→ To be done
Return only the lines from the top of the data down to the one that holds "depth = list(range(0, 800, 20))", both included, without any pictures.

→ Collected material

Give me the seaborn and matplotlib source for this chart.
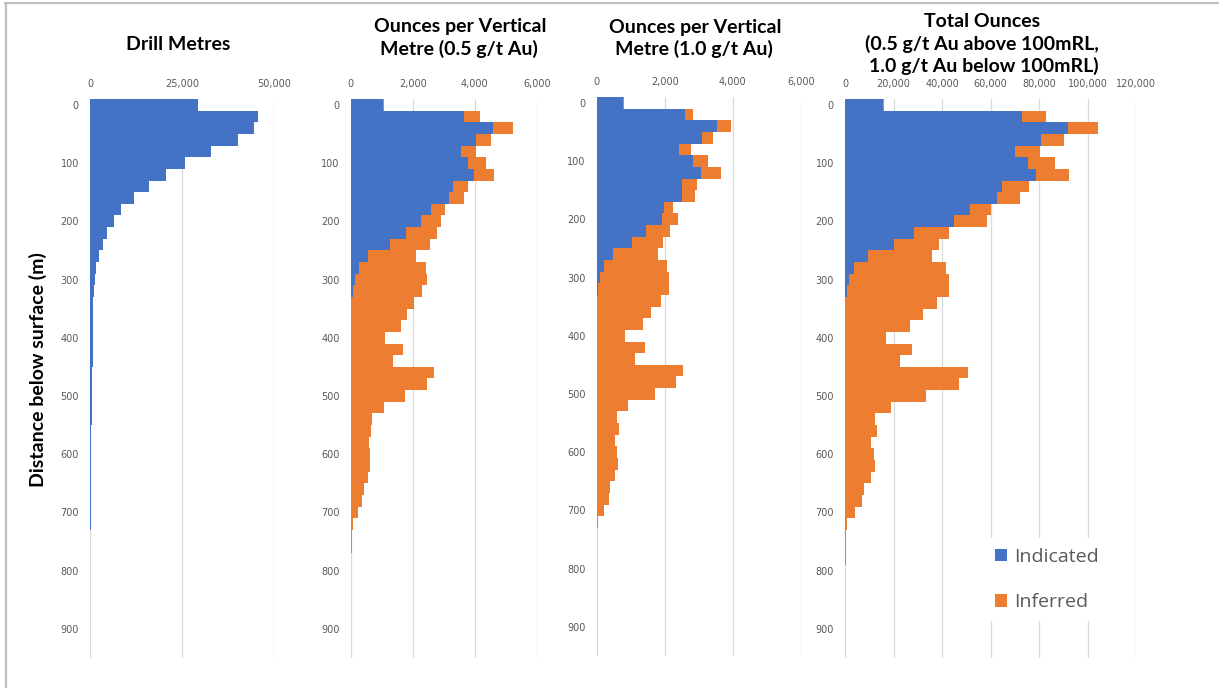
import matplotlib
matplotlib.use("Agg")
import matplotlib.pyplot as plt
from matplotlib.lines import Line2D
from matplotlib.patches import Patch
from matplotlib.ticker import FuncFormatter, MultipleLocator
import numpy as np
import seaborn as sns

# 20 m depth intervals below surface (interval start, m)
depth = list(range(0, 800, 20))

drill_metres = [29300, 45700, 44700, 40100, 32900, 25900, 20700, 16000, 11900, 8500,
                6400, 4700, 3400, 2500, 1700, 1400, 1200, 900, 900, 900,
                900, 900, 900, 650, 650, 650, 650, 650, 350, 350,
                350, 350, 350, 350, 350, 350, 350, 0, 0, 0]

# ounces per vertical metre, 0.5 g/t Au cut-off
oz05_indicated = [1050, 3640, 4590, 4050, 3560, 3800, 3970, 3290, 3160, 2600,
                  2260, 1790, 1270, 570, 260, 140, 60, 0, 0, 0,
                  0, 0, 0, 0, 0, 0, 0, 0, 0, 0,
                  0, 0, 0, 0, 0, 0, 0, 0, 0, 0]
oz05_inferred = [20, 520, 650, 490, 470, 560, 660, 510, 480, 430,
                 660, 1010, 1300, 1530, 2160, 2330, 2250, 2040, 1820, 1630,
                 1110, 1690, 1380, 2680, 2470, 1760, 1060, 680, 650, 590,
                 610, 610, 550, 430, 370, 250, 65, 45, 30, 20]

# ounces per vertical metre, 1.0 g/t Au cut-off
oz10_indicated = [780, 2600, 3550, 3110, 2430, 2820, 3070, 2520, 2520, 1990,
                  1920, 1450, 1030, 490, 220, 100, 30, 0, 0, 0,
                  0, 0, 0, 0, 0, 0, 0, 0, 0, 0,
                  0, 0, 0, 0, 0, 0, 0, 0, 0, 0]
oz10_inferred = [10, 220, 390, 320, 350, 440, 590, 430, 380, 240,
                 460, 700, 920, 1320, 1860, 2030, 2110, 1890, 1610, 1350,
                 840, 1410, 1140, 2530, 2330, 1700, 930, 600, 660, 540,
                 590, 620, 540, 400, 360, 200, 30, 20, 20, 10]

# total ounces (0.5 g/t above 100mRL, 1.0 g/t below)
total_indicated = [15800, 72800, 92100, 80700, 70300, 75500, 78900, 64900, 62600, 51500,
                   44800, 28500, 20000, 9600, 3700, 1600, 700, 0, 0, 0,
                   0, 0, 0, 0, 0, 0, 0, 0, 0, 0,
                   0, 0, 0, 0, 0, 0, 0, 0, 0, 0]
total_inferred = [300, 10100, 12400, 9600, 10100, 11200, 13300, 10900, 9600, 8600,
                  13700, 14200, 18900, 26400, 37900, 41100, 42000, 37800, 32300, 26700,
                  17000, 27800, 22700, 50700, 46900, 33400, 18900, 12200, 13000, 10700,
                  11800, 12300, 10700, 7800, 7100, 4000, 700, 400, 300, 300]

BLUE = "#4472C4"
ORANGE = "#ED7D31"
GREY_TXT = "#595959"
GRID = "#D9D9D9"

sns.set_theme(style="white")
plt.rcParams["font.family"] = ["DejaVu Sans"]

W, H = 1228, 688
fig = plt.figure(figsize=(W / 100, H / 100), dpi=100)
fig.patch.set_facecolor("white")


def px_axes(left, right, top, bottom):
    return fig.add_axes([left / W, 1 - bottom / H, (right - left) / W, (bottom - top) / H])


def bars(ax, values, color):
    sns.barplot(x=values, y=depth, orient="y", native_scale=True, width=1.0,
                color=color, saturation=1, linewidth=0, errorbar=None, ax=ax)


def style(ax, xmax, step):
    ax.set_xlim(0, xmax)
    ax.set_ylim(950, -10)
    ax.xaxis.set_major_locator(MultipleLocator(step))
    ax.xaxis.set_major_formatter(FuncFormatter(lambda v, p: f"{int(round(v)):,}"))
    ax.set_yticks(range(0, 901, 100))
    ax.set_yticklabels([str(v) for v in range(0, 901, 100)])
    ax.xaxis.tick_top()
    ax.tick_params(axis="x", length=0, pad=7, labelsize=7, labelcolor=GREY_TXT,
                   top=False, bottom=False, labeltop=True, labelbottom=False)
    ax.tick_params(axis="y", length=0, pad=8, labelsize=7, labelcolor=GREY_TXT)
    ax.grid(axis="x", color=GRID, linewidth=0.9)
    ax.grid(axis="y", visible=False)
    ax.set_axisbelow(True)
    ax.set_xlabel("")
    ax.set_ylabel("")
    for s in ax.spines.values():
        s.set_visible(False)


# Drill metres
ax1 = px_axes(90, 274, 99, 658)
bars(ax1, drill_metres, BLUE)
style(ax1, 50000, 25000)

# Ounces per vertical metre, 0.5 g/t
ax2 = px_axes(350.7, 536.7, 99, 658)
bars(ax2, np.add(oz05_indicated, oz05_inferred), ORANGE)
bars(ax2, oz05_indicated, BLUE)
style(ax2, 6000, 2000)

# Ounces per vertical metre, 1.0 g/t
ax3 = px_axes(596.7, 800.7, 97, 656)
bars(ax3, np.add(oz10_indicated, oz10_inferred), ORANGE)
bars(ax3, oz10_indicated, BLUE)
style(ax3, 6000, 2000)

# Total ounces
ax4 = px_axes(845, 1136, 99, 658)
bars(ax4, np.add(total_indicated, total_inferred), ORANGE)
bars(ax4, total_indicated, BLUE)
style(ax4, 120000, 20000)

# Panel titles
title_kw = dict(ha="center", va="baseline", fontsize=14, fontweight="bold",
                family=["Lato", "DejaVu Sans"], color="black")
titles = [
    (178, 50, "Drill Metres"),
    (460, 32, "Ounces per Vertical"),
    (459, 54.5, "Metre (0.5 g/t Au)"),
    (695, 33, "Ounces per Vertical"),
    (694, 55, "Metre (1.0 g/t Au)"),
    (982, 27, "Total Ounces"),
    (982, 50, "(0.5 g/t Au above 100mRL,"),
    (984, 72, "1.0 g/t Au below 100mRL)"),
]
for x, y, t in titles:
    fig.text(x / W, 1 - y / H, t, **title_kw)

fig.text(38 / W, 1 - 370 / H, "Distance below surface (m)", rotation=90,
         ha="center", va="center", fontsize=14, fontweight="bold",
         family=["Lato", "DejaVu Sans"], color="black")

# Legend
handles = [Patch(facecolor=BLUE, edgecolor="none"), Patch(facecolor=ORANGE, edgecolor="none")]
fig.legend(handles, ["Indicated", "Inferred"], loc="upper left",
           bbox_to_anchor=(985 / W, 1 - 538 / H), frameon=True, facecolor="white",
           edgecolor="none", fancybox=False, framealpha=1,
           prop={"family": ["Open Sans", "DejaVu Sans"], "size": 14},
           labelcolor=GREY_TXT, handlelength=0.62, handleheight=0.62,
           handletextpad=0.4, labelspacing=1.42, borderpad=0.5, borderaxespad=0)

# Outer frame lines
fig.add_artist(Line2D([5 / W, 1218 / W], [1 - 3 / H, 1 - 3 / H], color="#BFBFBF", linewidth=1.6))
fig.add_artist(Line2D([6 / W, 6 / W], [1 - 3 / H, 0], color="#BFBFBF", linewidth=1.6))

fig.savefig("out.png", dpi=100, facecolor="white")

→ Full answer
Give me the seaborn and matplotlib source for this chart.
import matplotlib
matplotlib.use("Agg")
import matplotlib.pyplot as plt
from matplotlib.lines import Line2D
from matplotlib.patches import Patch
from matplotlib.ticker import FuncFormatter, MultipleLocator
import numpy as np
import seaborn as sns

# 20 m depth intervals below surface (interval start, m)
depth = list(range(0, 800, 20))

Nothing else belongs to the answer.